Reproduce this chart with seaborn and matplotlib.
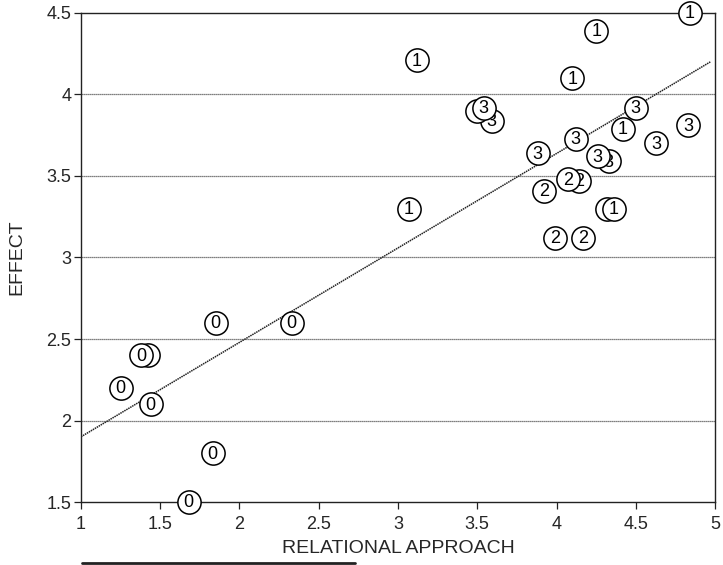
import matplotlib
matplotlib.use("Agg")
import matplotlib.pyplot as plt
from matplotlib.lines import Line2D
import pandas as pd
import seaborn as sns

sns.set_style("white")
plt.rcParams["font.family"] = ["Liberation Sans", "DejaVu Sans"]

# Observations: relational approach score, effect score, group code shown in the marker.
# Listed in drawing order (later points sit on top of earlier ones).
approach = [1.85, 2.33, 1.42, 1.38, 1.25, 1.44, 1.83, 1.68,
            4.84, 4.25, 3.12, 4.10, 4.42, 3.07, 4.32, 4.36,
            3.92, 4.14, 4.07, 3.99, 4.17,
            3.59, 3.50, 3.54, 4.50, 4.83, 4.63, 4.12, 3.88, 4.33, 4.26]
effect = [2.60, 2.60, 2.40, 2.40, 2.20, 2.10, 1.80, 1.50,
          4.50, 4.39, 4.21, 4.10, 3.79, 3.30, 3.30, 3.30,
          3.41, 3.47, 3.48, 3.12, 3.12,
          3.84, 3.90, 3.92, 3.92, 3.81, 3.70, 3.73, 3.64, 3.59, 3.62]
group = ["0", "0", "0", "0", "0", "0", "0", "0",
         "1", "1", "1", "1", "1", "1", "1", "1",
         "2", "2", "2", "2", "2",
         "3", "3", "3", "3", "3", "3", "3", "3", "3", "3"]

# fitted trend line end points
fit_x = [1.0, 4.97]
fit_y = [1.90, 4.20]

x_ticks = [1, 1.5, 2, 2.5, 3, 3.5, 4, 4.5, 5]
y_ticks = [1.5, 2, 2.5, 3, 3.5, 4, 4.5]

df = pd.DataFrame({"approach": approach, "effect": effect, "group": group})
fit = pd.DataFrame({"approach": fit_x, "effect": fit_y})

fig = plt.figure(figsize=(7.23, 5.65), dpi=100)
ax = fig.add_axes([0.112, 0.1115, 0.877, 0.8655])

# horizontal reference lines
for yv in y_ticks[1:-1]:
    ax.axhline(yv, color="#555555", lw=0.9, ls=(0, (1, 0.6)), zorder=1)

# trend line
sns.lineplot(data=fit, x="approach", y="effect", ax=ax, color="#222222",
             lw=1.1, ls=(0, (1, 0.5)), zorder=2)

# circled group codes
for i, row in df.iterrows():
    z = 3 + 2 * i
    sns.scatterplot(x=[row.approach], y=[row.effect], ax=ax, s=280,
                    color="white", edgecolor="black", linewidth=1.1,
                    zorder=z, clip_on=False, legend=False)
    ax.text(row.approach, row.effect - 0.006, row.group, ha="center", va="center",
            fontsize=13, color="black", zorder=z + 1, clip_on=False)

ax.set_xlim(1, 5)
ax.set_ylim(1.5, 4.5)

for side in ["top", "right", "left", "bottom"]:
    ax.spines[side].set_visible(True)
    ax.spines[side].set_color("#222222")
    ax.spines[side].set_linewidth(1.0)

ax.set_xticks(x_ticks)
ax.set_xticklabels([f"{v:g}" for v in x_ticks])
ax.set_yticks(y_ticks)
ax.set_yticklabels([f"{v:g}" for v in y_ticks])
ax.tick_params(axis="both", which="both", direction="out", length=5, width=0.9,
               color="#222222", labelsize=13, pad=2,
               bottom=True, left=True, top=False, right=False)
ax.tick_params(axis="x", pad=5)
ax.set_xlabel("RELATIONAL APPROACH", fontsize=14, labelpad=5)
ax.set_ylabel("EFFECT", fontsize=14, labelpad=15)

# underline rule beneath the axis title
fig.add_artist(Line2D([82 / 723, 355 / 723], [2.5 / 565, 2.5 / 565],
                      transform=fig.transFigure, color="#222222", lw=2.0))

fig.savefig("out.png", dpi=100)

-------------------------

EXERCISE —
Restate the data above word for word. Do not include the images.

FULL SOLUTION —
Reproduce this chart with seaborn and matplotlib.
import matplotlib
matplotlib.use("Agg")
import matplotlib.pyplot as plt
from matplotlib.lines import Line2D
import pandas as pd
import seaborn as sns

sns.set_style("white")
plt.rcParams["font.family"] = ["Liberation Sans", "DejaVu Sans"]

# Observations: relational approach score, effect score, group code shown in the marker.
# Listed in drawing order (later points sit on top of earlier ones).
approach = [1.85, 2.33, 1.42, 1.38, 1.25, 1.44, 1.83, 1.68,
            4.84, 4.25, 3.12, 4.10, 4.42, 3.07, 4.32, 4.36,
            3.92, 4.14, 4.07, 3.99, 4.17,
            3.59, 3.50, 3.54, 4.50, 4.83, 4.63, 4.12, 3.88, 4.33, 4.26]
effect = [2.60, 2.60, 2.40, 2.40, 2.20, 2.10, 1.80, 1.50,
          4.50, 4.39, 4.21, 4.10, 3.79, 3.30, 3.30, 3.30,
          3.41, 3.47, 3.48, 3.12, 3.12,
          3.84, 3.90, 3.92, 3.92, 3.81, 3.70, 3.73, 3.64, 3.59, 3.62]
group = ["0", "0", "0", "0", "0", "0", "0", "0",
         "1", "1", "1", "1", "1", "1", "1", "1",
         "2", "2", "2", "2", "2",
         "3", "3", "3", "3", "3", "3", "3", "3", "3", "3"]

# fitted trend line end points
fit_x = [1.0, 4.97]
fit_y = [1.90, 4.20]

x_ticks = [1, 1.5, 2, 2.5, 3, 3.5, 4, 4.5, 5]
y_ticks = [1.5, 2, 2.5, 3, 3.5, 4, 4.5]

df = pd.DataFrame({"approach": approach, "effect": effect, "group": group})
fit = pd.DataFrame({"approach": fit_x, "effect": fit_y})

fig = plt.figure(figsize=(7.23, 5.65), dpi=100)
ax = fig.add_axes([0.112, 0.1115, 0.877, 0.8655])

# horizontal reference lines
for yv in y_ticks[1:-1]:
    ax.axhline(yv, color="#555555", lw=0.9, ls=(0, (1, 0.6)), zorder=1)

# trend line
sns.lineplot(data=fit, x="approach", y="effect", ax=ax, color="#222222",
             lw=1.1, ls=(0, (1, 0.5)), zorder=2)

# circled group codes
for i, row in df.iterrows():
    z = 3 + 2 * i
    sns.scatterplot(x=[row.approach], y=[row.effect], ax=ax, s=280,
                    color="white", edgecolor="black", linewidth=1.1,
                    zorder=z, clip_on=False, legend=False)
    ax.text(row.approach, row.effect - 0.006, row.group, ha="center", va="center",
            fontsize=13, color="black", zorder=z + 1, clip_on=False)

ax.set_xlim(1, 5)
ax.set_ylim(1.5, 4.5)

for side in ["top", "right", "left", "bottom"]:
    ax.spines[side].set_visible(True)
    ax.spines[side].set_color("#222222")
    ax.spines[side].set_linewidth(1.0)

ax.set_xticks(x_ticks)
ax.set_xticklabels([f"{v:g}" for v in x_ticks])
ax.set_yticks(y_ticks)
ax.set_yticklabels([f"{v:g}" for v in y_ticks])
ax.tick_params(axis="both", which="both", direction="out", length=5, width=0.9,
               color="#222222", labelsize=13, pad=2,
               bottom=True, left=True, top=False, right=False)
ax.tick_params(axis="x", pad=5)
ax.set_xlabel("RELATIONAL APPROACH", fontsize=14, labelpad=5)
ax.set_ylabel("EFFECT", fontsize=14, labelpad=15)

# underline rule beneath the axis title
fig.add_artist(Line2D([82 / 723, 355 / 723], [2.5 / 565, 2.5 / 565],
                      transform=fig.transFigure, color="#222222", lw=2.0))

fig.savefig("out.png", dpi=100)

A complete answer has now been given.